Err on the side of caution. ("About 8% of the Y2K problems will occur in the first two weeks," say the consultants, the Gartner Group.) Once the power comes back on, presume that it will go off again! And again! If the power stays out, Spring will be a long time coming.
A wood-burning fireplace is beautiful to watch, but if there are no glass doors it will draw heat out of a room. A fireplace insert, especially one you can cook on, is helpful but without power its fan won't work and its ability to warm a room is thereby limited.
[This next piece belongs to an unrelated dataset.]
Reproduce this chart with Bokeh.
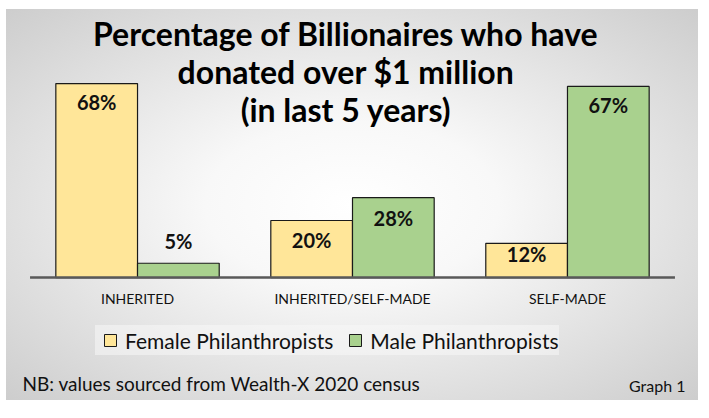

Get at least a cord of wood for your fireplace, and store it inside your home.
Best types of firewood: oak, beech, sugar maple, yellow birch; moderately good: other maples, tamarack, pine, other birches; poor: hemlock, red spruce, poplar, balsam fir, white pine. The poorest have about half the heating value of the best.
Which kind of cooking stove should you get?
Propane stoves can be dangerous if improperly connected. Coleman stoves come in 2 types: naphtha and propane. Either can do the job but require ventilation. Apparently the naphtha ones are better on a cost-per-hour basis but people choose propane over naphtha about 4 to 1, because of propane's convenience. Estimate your fuel needs then double it. Barbecues produce deadly carbon monoxide gas and are never to be used indoors.
Wick-type stoves-in-a-can are available in sporting goods stores. Here's how you can use them to cook on your kitchen stove: support an oven rack with bricks and place 1 or 2 wick-type stoves under the rack. Buy your stoves and fuel immediately. Purchase lots of matches or lighters. Buy some for your neighbours! Always presume that a dangerous gas (one that you can't see or smell) is being given off. Keep your room ventilated. Get a carbon monoxide detector, one that also works from a back-up battery.
Get lots of spare batteries for it and for your smoke detectors. Many deaths during the Ice Storm resulted from fire, hypothermia, and carbon monoxide poisoning. Check that your neighbours have some detectors and batteries. If they don't, buy some for them, so a fire in their home won't burn down yours too.